[START OF Data provided]

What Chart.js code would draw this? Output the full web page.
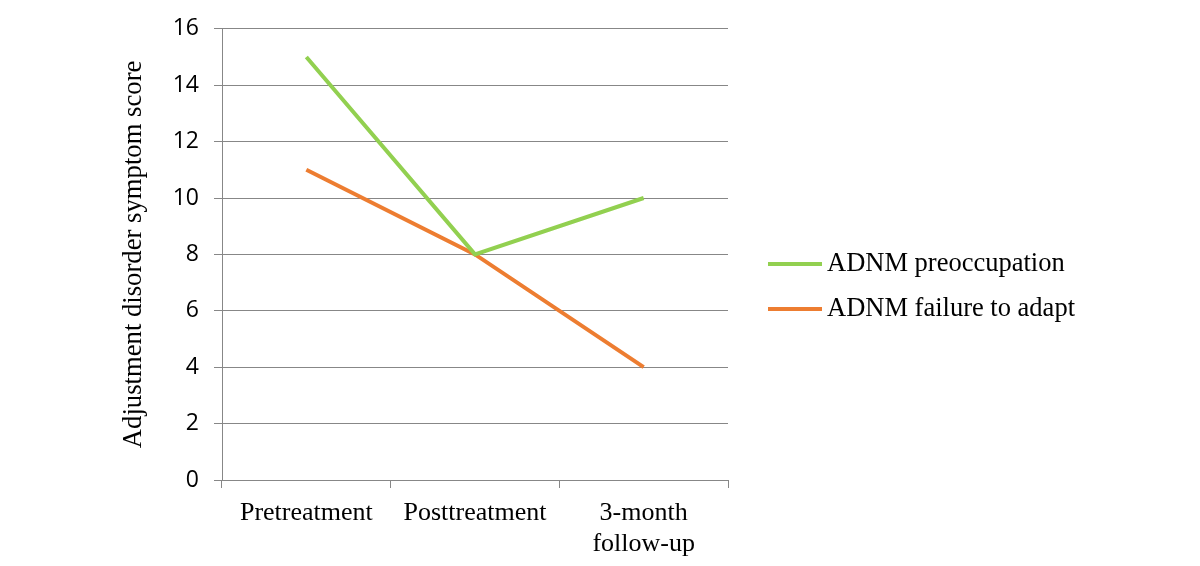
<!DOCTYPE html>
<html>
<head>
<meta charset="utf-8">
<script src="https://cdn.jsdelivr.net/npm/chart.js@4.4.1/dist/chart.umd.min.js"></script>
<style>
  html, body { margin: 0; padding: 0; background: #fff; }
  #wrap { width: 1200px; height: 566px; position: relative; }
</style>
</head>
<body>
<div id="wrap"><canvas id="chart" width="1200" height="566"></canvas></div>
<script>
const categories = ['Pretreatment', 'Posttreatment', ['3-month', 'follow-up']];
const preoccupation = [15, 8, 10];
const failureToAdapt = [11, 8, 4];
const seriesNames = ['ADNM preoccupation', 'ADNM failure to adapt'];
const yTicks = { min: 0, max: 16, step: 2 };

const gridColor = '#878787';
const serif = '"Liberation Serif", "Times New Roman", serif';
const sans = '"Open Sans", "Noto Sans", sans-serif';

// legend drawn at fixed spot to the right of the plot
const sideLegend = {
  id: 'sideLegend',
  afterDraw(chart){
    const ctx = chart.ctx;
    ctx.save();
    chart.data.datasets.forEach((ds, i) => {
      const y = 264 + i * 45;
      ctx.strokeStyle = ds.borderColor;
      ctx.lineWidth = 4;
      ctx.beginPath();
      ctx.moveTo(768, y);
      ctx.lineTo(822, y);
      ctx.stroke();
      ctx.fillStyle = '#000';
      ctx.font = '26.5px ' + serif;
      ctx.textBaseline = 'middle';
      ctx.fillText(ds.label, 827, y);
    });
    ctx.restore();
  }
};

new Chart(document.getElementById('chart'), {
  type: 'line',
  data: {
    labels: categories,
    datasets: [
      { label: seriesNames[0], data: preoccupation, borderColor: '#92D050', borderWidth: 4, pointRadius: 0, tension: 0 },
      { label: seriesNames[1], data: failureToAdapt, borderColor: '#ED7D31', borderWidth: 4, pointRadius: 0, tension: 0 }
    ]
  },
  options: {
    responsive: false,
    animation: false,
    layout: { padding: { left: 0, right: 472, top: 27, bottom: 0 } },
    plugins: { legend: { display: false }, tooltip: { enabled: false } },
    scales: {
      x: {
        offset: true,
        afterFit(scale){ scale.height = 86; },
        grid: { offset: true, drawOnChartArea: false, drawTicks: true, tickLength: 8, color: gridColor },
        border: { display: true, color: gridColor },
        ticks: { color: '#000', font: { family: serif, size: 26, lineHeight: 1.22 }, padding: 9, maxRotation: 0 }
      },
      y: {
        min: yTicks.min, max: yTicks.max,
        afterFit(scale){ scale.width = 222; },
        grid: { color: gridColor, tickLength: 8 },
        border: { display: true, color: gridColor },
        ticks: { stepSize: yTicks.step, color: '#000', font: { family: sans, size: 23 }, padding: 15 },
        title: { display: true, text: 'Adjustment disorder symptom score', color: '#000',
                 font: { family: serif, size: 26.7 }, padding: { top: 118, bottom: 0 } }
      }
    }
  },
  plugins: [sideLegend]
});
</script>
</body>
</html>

[END OF Data provided]

Quote everything in the listing above exactly; pictures are the only thing to omit.

What Chart.js code would draw this? Output the full web page.
<!DOCTYPE html>
<html>
<head>
<meta charset="utf-8">
<script src="https://cdn.jsdelivr.net/npm/chart.js@4.4.1/dist/chart.umd.min.js"></script>
<style>
  html, body { margin: 0; padding: 0; background: #fff; }
  #wrap { width: 1200px; height: 566px; position: relative; }
</style>
</head>
<body>
<div id="wrap"><canvas id="chart" width="1200" height="566"></canvas></div>
<script>
const categories = ['Pretreatment', 'Posttreatment', ['3-month', 'follow-up']];
const preoccupation = [15, 8, 10];
const failureToAdapt = [11, 8, 4];
const seriesNames = ['ADNM preoccupation', 'ADNM failure to adapt'];
const yTicks = { min: 0, max: 16, step: 2 };

const gridColor = '#878787';
const serif = '"Liberation Serif", "Times New Roman", serif';
const sans = '"Open Sans", "Noto Sans", sans-serif';

// legend drawn at fixed spot to the right of the plot
const sideLegend = {
  id: 'sideLegend',
  afterDraw(chart){
    const ctx = chart.ctx;
    ctx.save();
    chart.data.datasets.forEach((ds, i) => {
      const y = 264 + i * 45;
      ctx.strokeStyle = ds.borderColor;
      ctx.lineWidth = 4;
      ctx.beginPath();
      ctx.moveTo(768, y);
      ctx.lineTo(822, y);
      ctx.stroke();
      ctx.fillStyle = '#000';
      ctx.font = '26.5px ' + serif;
      ctx.textBaseline = 'middle';
      ctx.fillText(ds.label, 827, y);
    });
    ctx.restore();
  }
};

new Chart(document.getElementById('chart'), {
  type: 'line',
  data: {
    labels: categories,
    datasets: [
      { label: seriesNames[0], data: preoccupation, borderColor: '#92D050', borderWidth: 4, pointRadius: 0, tension: 0 },
      { label: seriesNames[1], data: failureToAdapt, borderColor: '#ED7D31', borderWidth: 4, pointRadius: 0, tension: 0 }
    ]
  },
  options: {
    responsive: false,
    animation: false,
    layout: { padding: { left: 0, right: 472, top: 27, bottom: 0 } },
    plugins: { legend: { display: false }, tooltip: { enabled: false } },
    scales: {
      x: {
        offset: true,
        afterFit(scale){ scale.height = 86; },
        grid: { offset: true, drawOnChartArea: false, drawTicks: true, tickLength: 8, color: gridColor },
        border: { display: true, color: gridColor },
        ticks: { color: '#000', font: { family: serif, size: 26, lineHeight: 1.22 }, padding: 9, maxRotation: 0 }
      },
      y: {
        min: yTicks.min, max: yTicks.max,
        afterFit(scale){ scale.width = 222; },
        grid: { color: gridColor, tickLength: 8 },
        border: { display: true, color: gridColor },
        ticks: { stepSize: yTicks.step, color: '#000', font: { family: sans, size: 23 }, padding: 15 },
        title: { display: true, text: 'Adjustment disorder symptom score', color: '#000',
                 font: { family: serif, size: 26.7 }, padding: { top: 118, bottom: 0 } }
      }
    }
  },
  plugins: [sideLegend]
});
</script>
</body>
</html>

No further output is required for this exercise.